Chloé Zhao: The award winning director for Nomadland and her brilliant filmography

Photo by Clem Onojeghuo from Pexels

The Academy Awards 2021 (Oscars) was hosted last Sunday (25) in Los Angeles to honour the best movies released in 2020 during the worldwide pandemic Covid-19. In 93 years of history, Chloé Zhao is the first woman of colour to win the award for Best Directing for the picture Nomadland. Also, is the second woman to win in this category alongside Kathryn Bigelow in 2009 for The Hurt Locker.

Born in Beijing, her father was an executive in a steel company and her mother was a hospital worker. Her love for films started when Zhao watched Happy Together by Wong Kar-Wai for the first time. After her parent‘s divorced, her father married a comic actress Song Dandan, who introduced Zhao to plenty of tv shows when she was a teenager.

When was 15, Zhao moved to the UK for a private boarding school. Later moved to Los Angeles to finish high school. She started the bachelors in Politics following film production in New York University Tisch School of the Arts.

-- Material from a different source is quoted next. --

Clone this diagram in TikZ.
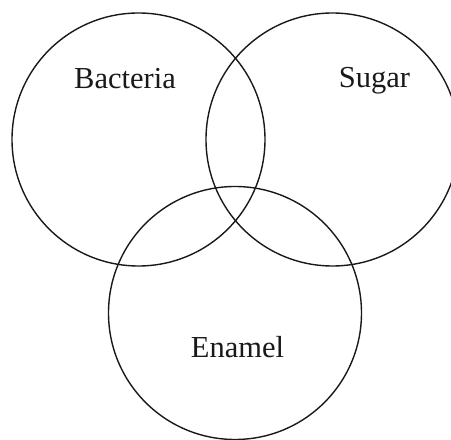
\documentclass[tikz,border=0pt]{standalone}
\usepackage{fontspec}
\setmainfont{Liberation Serif}
\usetikzlibrary{positioning}

\begin{document}
\begin{tikzpicture}[
    x=1pt, y=1pt,
    set/.style={draw=black!90, circle, line width=1.4pt, minimum size=253pt, inner sep=0pt},
    lbl/.style={anchor=base, text=black!90, font=\fontsize{30.5}{36}\selectfont}
]
    \useasboundingbox (0,0) rectangle (451,440);
    \clip (0,0) rectangle (451,440);

    \node[set] (bacteria) at (138.5,300.5) {};
    \node[set] (sugar) at (332.5,300.5) {};
    \node[set] (enamel) at (235,127) {};

    \node[lbl] (bacterialbl) at (125,351.7) {Bacteria};
    \node[lbl] (sugarlbl) at (374.5,352) {Sugar};
    \node[lbl] (enamellbl) at (237.5,82.7) {Enamel};
\end{tikzpicture}
\end{document}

Even though Nomadland portraits the loneliness and grief of the protagonist among the strong criticism regarding capitalism against the nomads in America in her most mature work to date, the Chinese filmmaker did a similar approach in her two previous movies that are hidden gems of the American independent cinema.

Songs My Brother Taught Me (2015)

In her debut, Zhao tells the tale of the indigenous Jashhaun Winters and John Winters, siblings living in the state of South Dakota that lost their father in an accident. Concerned that he can’t have a good life in his hometown and close to finish High school, John decided to move to Los Angeles with his girlfriend. However, meaning leave his sister behind. Similar to Nomadland, this movie presents non-actors and documentary style to portrait the family issues such as alcoholism and criminality. In addition, reference to Terrence Malick’s filmography, which is common to see neorealism as a form of narrative.

The Rider (2017)

Based on the real history of Brady Jandreau, Brady plays himself in this feature that portraits his life in South Dakota as a bronc rider recovering from surgery following a head injury when his horse fell on him. In her second picture, Zhao presents an ambitious narrative that makes the audience feel as if the cameras were just turn on and leave there for a while. This means that the truth of the protagonist alongside the characters is so real for a feature. The blue palette from the cinematography allows the feeling of sadness and grief in the air.

Chloe Zhao next feature will be released in the end of the year and it is called Eternals, the next franchise for the Marvel Cinematic Universe (MCU).